Ask a Question

Should Mom Know that her husband has died?

Our Mom is 88 and living in a memory care unit. Until fairly recently, she'd been living with Dad and they'd been married for over 67 years. He recently went into hospital with advanced congestive heart failure and didn't survive, passing away in hospice. While Mom was taken to see him in hospice, we did not bring her to the burial or the memorial service. She hasn't beed told that he died, either by family members or by staff in her faciltiy. When we visit sometimes she never mentions him, but other times she asks "where is my husband" and we've just been saying that "he's not here right now" and trying to redirect her. Part of me wants to tell her the truth, but, of course, she'll forget what I've told her and we'll go through the whole thing again the next time we see each other. What's the best, and kindest, way to deal with this situation.
Status: Open    Dec 08, 2016 - 07:25 AM

Dementia

Do you have the same question? Follow this Question

2 answers

Answers

Dec 10, 2016 - 05:19 PM

If you did not take her to the funeral services, then you have already made the decision. . . Every memory loss person is different but if she has forgotten her husband, then just leave it at that.

It is common among memory loss people to begin asking for their parents or others who have died long, long ago.

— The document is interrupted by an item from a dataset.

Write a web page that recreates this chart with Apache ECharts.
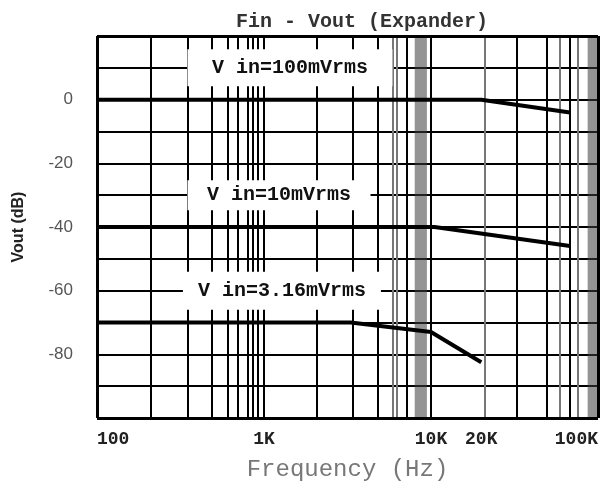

This happens because the 'memory tapes' are erased backwards and distant memories become the most recent. When an 80 y/o is reminded of the death of their parents they commonly do begin grieving as if the death had just happened. They then begin going through the same painful emotional grief process as anyone UNTIL they forget all over again. Caregivers understand this and work to spare them the terrible pain of the realization of a death and do just as you have described - tell them the dead person is 'away' and will see them tomorrow.

Memory loss people live 100% in the moment. Their entire existence can last only a few minutes at a time until they reboot and have to be oriented all over again. I never saw a need to force somebody into a reality that has no meaning for them anyway. Continue doing whatever you can (telling stories, white lies, etc.) to make your mother comfortable.

Dec 11, 2016 - 04:25 AM

We have this problem with my Mom. My Dad was main caregiver but got sick and was hospitalized. Even though we brought her to hospital and even brought him home on hospice, she doesn't remember he died. She went to funeral home to make arrangements and was at the funeral but i don't think she realized what was happening. She seemed shut down. She didn't cry or express any emotions. The next day when she asked about him, we told her that he died she got hysterical. Why didn't anyone tell her!! This went on for several days with her forgetting and us reminding her until it became apparent this was not in her best interest. Now we tell her he is at work or getting coffee or playing golf...... She does get upset that she hasn't seen him for so long but then she forgets. We try to distract her and get her off the subject but sometimes it is difficult. I wish you luck this is such a horrible thing for everyone to go through! Prayers!
Comments (1) | New Comment

By e-klacey on Dec 31, 2016 - 06:51 PM | Like (0)  |  Report

My 90 year old mother also asks where her husband and children are. Her husband died almost 22 years ago and she thinks her three children are all young school age kids. We tell her that her husband is either golfing or watching sports at a friend's house and that her kids are with him. She feels like a terrible mother when she doesn't know where her own children are. That is more difficult than her missing husband. I wish I had a better way to calm her rega ding her children. She often gets irritated that her husband is not spending time with her. If anyone has a better solution I would appreciate your input. I hope this phase doesn't last too long.